--- Dataset rows ---

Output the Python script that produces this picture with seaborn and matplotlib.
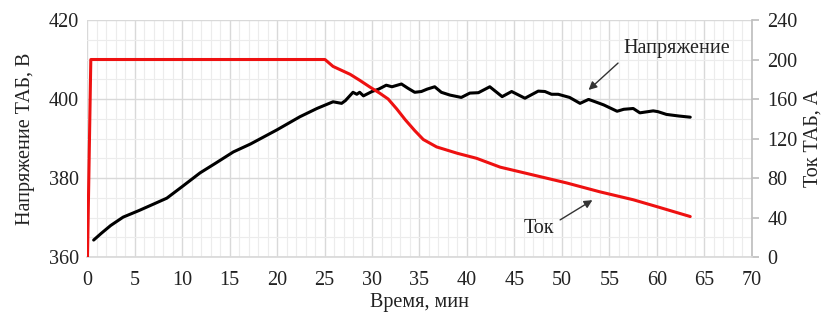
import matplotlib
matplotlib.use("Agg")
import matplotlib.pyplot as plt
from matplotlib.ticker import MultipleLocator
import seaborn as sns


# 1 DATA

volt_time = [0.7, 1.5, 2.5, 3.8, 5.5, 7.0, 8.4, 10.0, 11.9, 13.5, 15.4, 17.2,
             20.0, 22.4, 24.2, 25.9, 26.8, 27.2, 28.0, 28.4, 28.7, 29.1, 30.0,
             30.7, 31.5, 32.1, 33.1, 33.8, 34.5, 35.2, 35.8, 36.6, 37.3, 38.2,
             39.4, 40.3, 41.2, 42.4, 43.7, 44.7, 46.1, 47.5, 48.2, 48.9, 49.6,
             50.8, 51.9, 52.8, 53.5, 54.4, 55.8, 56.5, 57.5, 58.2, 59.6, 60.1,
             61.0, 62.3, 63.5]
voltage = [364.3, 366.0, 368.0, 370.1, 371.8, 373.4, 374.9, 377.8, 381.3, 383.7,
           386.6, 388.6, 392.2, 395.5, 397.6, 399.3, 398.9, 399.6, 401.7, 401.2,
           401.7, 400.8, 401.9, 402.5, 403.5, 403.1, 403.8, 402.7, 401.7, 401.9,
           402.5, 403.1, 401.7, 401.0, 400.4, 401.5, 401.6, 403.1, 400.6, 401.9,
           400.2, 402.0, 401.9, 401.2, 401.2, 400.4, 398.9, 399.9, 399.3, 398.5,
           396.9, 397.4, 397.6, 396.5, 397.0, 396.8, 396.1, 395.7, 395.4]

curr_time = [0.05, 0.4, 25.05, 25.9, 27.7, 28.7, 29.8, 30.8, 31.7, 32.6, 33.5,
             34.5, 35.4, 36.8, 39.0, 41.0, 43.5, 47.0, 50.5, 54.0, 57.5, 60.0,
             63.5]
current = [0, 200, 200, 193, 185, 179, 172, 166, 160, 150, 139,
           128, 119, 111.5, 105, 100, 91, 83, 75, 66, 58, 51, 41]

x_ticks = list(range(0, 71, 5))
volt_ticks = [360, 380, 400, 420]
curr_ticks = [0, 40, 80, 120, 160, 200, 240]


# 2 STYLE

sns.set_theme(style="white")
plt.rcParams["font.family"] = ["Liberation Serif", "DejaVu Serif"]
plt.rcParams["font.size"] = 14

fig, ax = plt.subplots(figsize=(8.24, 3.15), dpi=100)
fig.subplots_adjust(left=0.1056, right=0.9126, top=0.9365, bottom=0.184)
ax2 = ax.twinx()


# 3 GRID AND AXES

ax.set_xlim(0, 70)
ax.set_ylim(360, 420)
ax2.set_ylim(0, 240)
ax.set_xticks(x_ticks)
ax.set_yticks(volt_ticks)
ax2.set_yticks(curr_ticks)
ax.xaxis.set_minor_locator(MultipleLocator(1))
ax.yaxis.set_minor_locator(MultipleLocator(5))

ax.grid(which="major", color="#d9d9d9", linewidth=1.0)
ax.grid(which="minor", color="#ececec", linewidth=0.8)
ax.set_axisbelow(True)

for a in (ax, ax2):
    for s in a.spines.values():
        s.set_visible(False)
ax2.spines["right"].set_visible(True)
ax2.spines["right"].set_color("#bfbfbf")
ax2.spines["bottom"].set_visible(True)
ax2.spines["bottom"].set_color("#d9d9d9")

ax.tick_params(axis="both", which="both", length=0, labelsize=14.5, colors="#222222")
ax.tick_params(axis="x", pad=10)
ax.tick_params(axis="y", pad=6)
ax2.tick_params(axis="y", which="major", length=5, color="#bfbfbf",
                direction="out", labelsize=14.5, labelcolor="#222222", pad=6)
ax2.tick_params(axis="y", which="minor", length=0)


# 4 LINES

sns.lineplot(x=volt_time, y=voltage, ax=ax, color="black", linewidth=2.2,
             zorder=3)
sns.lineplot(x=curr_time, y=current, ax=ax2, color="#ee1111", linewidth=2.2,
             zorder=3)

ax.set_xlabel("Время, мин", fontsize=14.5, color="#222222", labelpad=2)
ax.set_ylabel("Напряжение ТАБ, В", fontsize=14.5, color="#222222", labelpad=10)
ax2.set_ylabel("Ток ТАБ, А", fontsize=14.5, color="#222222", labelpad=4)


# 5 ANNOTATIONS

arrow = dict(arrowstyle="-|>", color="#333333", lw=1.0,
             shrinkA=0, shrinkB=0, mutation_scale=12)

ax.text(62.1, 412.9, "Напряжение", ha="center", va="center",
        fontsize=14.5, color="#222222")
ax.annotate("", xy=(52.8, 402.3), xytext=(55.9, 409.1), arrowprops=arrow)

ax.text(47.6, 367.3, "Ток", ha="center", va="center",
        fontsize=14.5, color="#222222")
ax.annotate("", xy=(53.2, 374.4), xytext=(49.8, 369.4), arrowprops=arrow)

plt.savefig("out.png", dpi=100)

---
--- Dataset rows ---

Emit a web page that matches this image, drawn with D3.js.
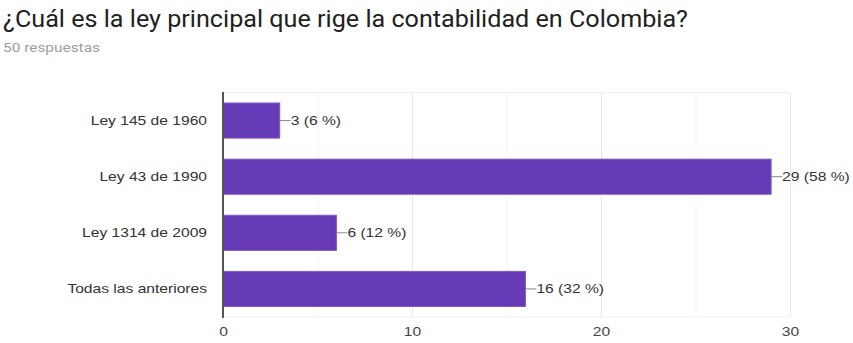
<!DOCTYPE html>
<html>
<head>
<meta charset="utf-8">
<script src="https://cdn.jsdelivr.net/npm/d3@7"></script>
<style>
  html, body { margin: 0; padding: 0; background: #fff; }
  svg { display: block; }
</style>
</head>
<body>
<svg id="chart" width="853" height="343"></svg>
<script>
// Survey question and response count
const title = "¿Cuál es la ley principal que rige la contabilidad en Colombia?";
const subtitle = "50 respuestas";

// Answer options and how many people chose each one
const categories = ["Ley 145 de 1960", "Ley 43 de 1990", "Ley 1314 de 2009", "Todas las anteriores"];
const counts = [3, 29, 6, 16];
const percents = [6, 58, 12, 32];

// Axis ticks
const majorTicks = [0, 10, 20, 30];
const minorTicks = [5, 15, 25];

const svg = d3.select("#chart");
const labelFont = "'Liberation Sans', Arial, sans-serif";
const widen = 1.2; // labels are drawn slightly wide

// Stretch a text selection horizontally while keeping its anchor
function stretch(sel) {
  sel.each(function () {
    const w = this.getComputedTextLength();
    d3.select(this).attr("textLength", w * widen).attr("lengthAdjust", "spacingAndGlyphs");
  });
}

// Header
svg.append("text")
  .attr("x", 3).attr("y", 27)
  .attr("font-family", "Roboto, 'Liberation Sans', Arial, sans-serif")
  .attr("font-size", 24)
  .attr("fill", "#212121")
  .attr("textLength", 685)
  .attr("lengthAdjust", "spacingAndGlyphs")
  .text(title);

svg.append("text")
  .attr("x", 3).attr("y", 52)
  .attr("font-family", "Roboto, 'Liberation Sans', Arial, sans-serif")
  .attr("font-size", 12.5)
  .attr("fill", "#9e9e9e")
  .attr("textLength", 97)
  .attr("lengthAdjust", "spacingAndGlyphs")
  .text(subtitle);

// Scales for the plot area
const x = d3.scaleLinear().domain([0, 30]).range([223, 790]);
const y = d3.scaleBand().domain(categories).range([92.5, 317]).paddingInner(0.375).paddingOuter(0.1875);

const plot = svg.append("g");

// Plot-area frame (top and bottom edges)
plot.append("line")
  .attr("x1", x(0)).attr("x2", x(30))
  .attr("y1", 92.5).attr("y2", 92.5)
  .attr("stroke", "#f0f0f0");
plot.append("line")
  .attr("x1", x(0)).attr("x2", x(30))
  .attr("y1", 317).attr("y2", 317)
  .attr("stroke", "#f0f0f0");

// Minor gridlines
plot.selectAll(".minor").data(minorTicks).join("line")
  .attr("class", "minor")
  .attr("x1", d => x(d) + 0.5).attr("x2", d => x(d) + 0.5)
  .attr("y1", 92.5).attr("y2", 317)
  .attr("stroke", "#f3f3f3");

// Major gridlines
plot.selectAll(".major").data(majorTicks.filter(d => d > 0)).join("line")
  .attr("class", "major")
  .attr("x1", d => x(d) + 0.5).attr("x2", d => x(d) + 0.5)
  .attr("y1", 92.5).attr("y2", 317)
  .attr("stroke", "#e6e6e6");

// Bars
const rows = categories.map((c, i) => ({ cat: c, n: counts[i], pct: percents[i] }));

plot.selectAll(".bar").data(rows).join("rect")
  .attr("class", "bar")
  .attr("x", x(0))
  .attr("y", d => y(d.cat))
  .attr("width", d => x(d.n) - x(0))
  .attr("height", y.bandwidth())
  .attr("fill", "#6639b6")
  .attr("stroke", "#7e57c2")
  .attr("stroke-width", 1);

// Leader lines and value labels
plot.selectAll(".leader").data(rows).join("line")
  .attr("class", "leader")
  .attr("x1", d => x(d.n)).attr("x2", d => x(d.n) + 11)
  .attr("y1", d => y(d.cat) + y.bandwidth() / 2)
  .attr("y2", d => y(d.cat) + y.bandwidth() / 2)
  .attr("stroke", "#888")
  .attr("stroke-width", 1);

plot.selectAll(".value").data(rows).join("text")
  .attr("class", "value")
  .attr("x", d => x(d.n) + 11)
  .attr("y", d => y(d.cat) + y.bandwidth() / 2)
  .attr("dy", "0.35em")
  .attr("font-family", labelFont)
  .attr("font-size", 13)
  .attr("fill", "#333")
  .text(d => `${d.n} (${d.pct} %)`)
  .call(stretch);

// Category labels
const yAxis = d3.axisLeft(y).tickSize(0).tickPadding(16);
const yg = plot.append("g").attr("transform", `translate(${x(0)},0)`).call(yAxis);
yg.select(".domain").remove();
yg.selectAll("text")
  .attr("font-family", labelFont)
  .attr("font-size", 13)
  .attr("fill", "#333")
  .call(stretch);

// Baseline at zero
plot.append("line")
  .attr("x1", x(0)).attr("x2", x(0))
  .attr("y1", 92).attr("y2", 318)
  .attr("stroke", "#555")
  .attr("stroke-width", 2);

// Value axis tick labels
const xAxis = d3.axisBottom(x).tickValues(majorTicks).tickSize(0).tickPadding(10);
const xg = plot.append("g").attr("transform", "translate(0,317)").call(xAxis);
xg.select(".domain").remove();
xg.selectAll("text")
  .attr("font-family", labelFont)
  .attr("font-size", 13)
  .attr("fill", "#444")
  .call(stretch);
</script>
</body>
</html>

---
--- Dataset rows ---

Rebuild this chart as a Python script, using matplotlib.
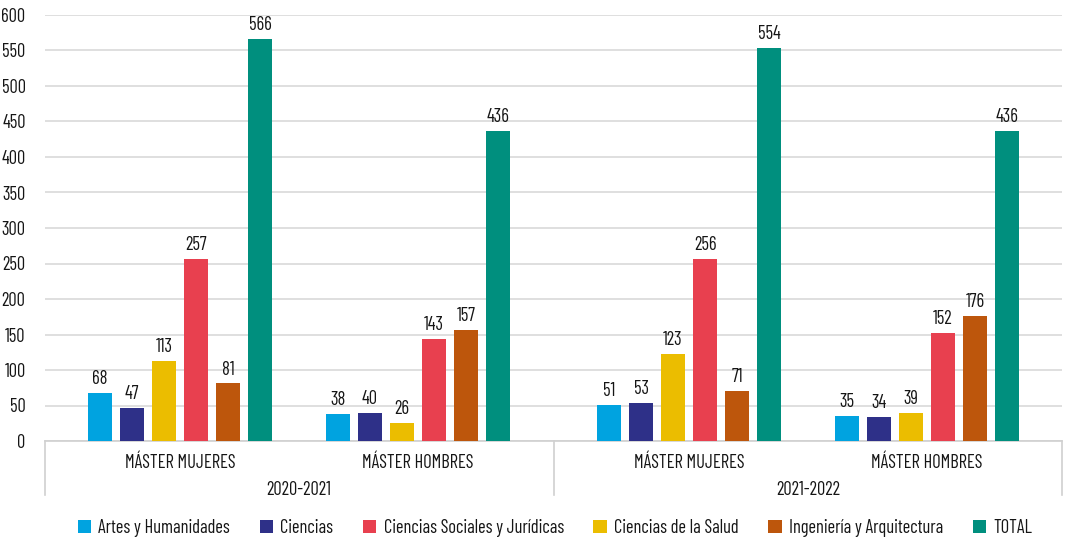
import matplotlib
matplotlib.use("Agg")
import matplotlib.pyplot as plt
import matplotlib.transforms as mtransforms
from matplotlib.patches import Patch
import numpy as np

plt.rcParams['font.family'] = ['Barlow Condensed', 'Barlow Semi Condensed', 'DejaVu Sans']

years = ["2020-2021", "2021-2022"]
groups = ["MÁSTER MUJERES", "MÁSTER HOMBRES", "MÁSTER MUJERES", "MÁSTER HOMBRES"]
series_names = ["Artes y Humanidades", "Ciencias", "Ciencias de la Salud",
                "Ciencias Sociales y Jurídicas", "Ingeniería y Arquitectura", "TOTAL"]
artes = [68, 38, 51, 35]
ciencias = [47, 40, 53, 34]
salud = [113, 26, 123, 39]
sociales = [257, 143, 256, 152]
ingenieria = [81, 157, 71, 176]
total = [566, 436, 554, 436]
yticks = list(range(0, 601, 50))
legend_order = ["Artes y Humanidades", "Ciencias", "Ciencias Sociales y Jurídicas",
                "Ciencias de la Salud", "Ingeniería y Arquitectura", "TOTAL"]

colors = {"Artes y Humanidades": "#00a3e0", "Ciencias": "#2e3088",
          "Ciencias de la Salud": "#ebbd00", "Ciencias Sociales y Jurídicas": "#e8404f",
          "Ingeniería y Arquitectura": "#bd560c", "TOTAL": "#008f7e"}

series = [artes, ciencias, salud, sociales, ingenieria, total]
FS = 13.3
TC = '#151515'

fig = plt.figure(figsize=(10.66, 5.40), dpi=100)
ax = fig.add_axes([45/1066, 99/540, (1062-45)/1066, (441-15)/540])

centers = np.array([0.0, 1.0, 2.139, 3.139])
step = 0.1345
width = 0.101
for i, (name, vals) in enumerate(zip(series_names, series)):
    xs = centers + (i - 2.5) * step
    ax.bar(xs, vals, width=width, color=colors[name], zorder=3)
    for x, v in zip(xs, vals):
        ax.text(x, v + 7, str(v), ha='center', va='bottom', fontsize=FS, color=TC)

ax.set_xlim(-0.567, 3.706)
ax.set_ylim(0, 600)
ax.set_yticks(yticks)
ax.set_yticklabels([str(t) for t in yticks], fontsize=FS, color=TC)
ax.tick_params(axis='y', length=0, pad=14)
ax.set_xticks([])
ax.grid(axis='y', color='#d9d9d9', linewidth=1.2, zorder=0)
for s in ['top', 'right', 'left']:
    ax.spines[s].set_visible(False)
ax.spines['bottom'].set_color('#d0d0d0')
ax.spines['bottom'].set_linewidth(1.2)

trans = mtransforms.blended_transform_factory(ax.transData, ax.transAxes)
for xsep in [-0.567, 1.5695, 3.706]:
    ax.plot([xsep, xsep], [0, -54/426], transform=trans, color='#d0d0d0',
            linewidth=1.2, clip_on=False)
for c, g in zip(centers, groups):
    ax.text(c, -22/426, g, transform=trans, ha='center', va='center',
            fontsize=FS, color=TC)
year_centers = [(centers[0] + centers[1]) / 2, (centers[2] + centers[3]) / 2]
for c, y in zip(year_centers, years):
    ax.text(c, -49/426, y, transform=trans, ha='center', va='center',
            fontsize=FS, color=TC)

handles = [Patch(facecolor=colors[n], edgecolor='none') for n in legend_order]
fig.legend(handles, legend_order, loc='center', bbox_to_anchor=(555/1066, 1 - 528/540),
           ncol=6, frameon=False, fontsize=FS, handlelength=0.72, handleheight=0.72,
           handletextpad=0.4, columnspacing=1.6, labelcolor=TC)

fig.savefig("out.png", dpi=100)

---

## Objective
Give the lines above again exactly, from the one containing "Output the Python" to the one containing "396.9, 397.4, 397.6, 396.5, 397.0, 396.8, 396.1, 395.7, 395.4]", both included, but leave out the pictures.

## Result
Output the Python script that produces this picture with seaborn and matplotlib.
import matplotlib
matplotlib.use("Agg")
import matplotlib.pyplot as plt
from matplotlib.ticker import MultipleLocator
import seaborn as sns


# 1 DATA

volt_time = [0.7, 1.5, 2.5, 3.8, 5.5, 7.0, 8.4, 10.0, 11.9, 13.5, 15.4, 17.2,
             20.0, 22.4, 24.2, 25.9, 26.8, 27.2, 28.0, 28.4, 28.7, 29.1, 30.0,
             30.7, 31.5, 32.1, 33.1, 33.8, 34.5, 35.2, 35.8, 36.6, 37.3, 38.2,
             39.4, 40.3, 41.2, 42.4, 43.7, 44.7, 46.1, 47.5, 48.2, 48.9, 49.6,
             50.8, 51.9, 52.8, 53.5, 54.4, 55.8, 56.5, 57.5, 58.2, 59.6, 60.1,
             61.0, 62.3, 63.5]
voltage = [364.3, 366.0, 368.0, 370.1, 371.8, 373.4, 374.9, 377.8, 381.3, 383.7,
           386.6, 388.6, 392.2, 395.5, 397.6, 399.3, 398.9, 399.6, 401.7, 401.2,
           401.7, 400.8, 401.9, 402.5, 403.5, 403.1, 403.8, 402.7, 401.7, 401.9,
           402.5, 403.1, 401.7, 401.0, 400.4, 401.5, 401.6, 403.1, 400.6, 401.9,
           400.2, 402.0, 401.9, 401.2, 401.2, 400.4, 398.9, 399.9, 399.3, 398.5,
           396.9, 397.4, 397.6, 396.5, 397.0, 396.8, 396.1, 395.7, 395.4]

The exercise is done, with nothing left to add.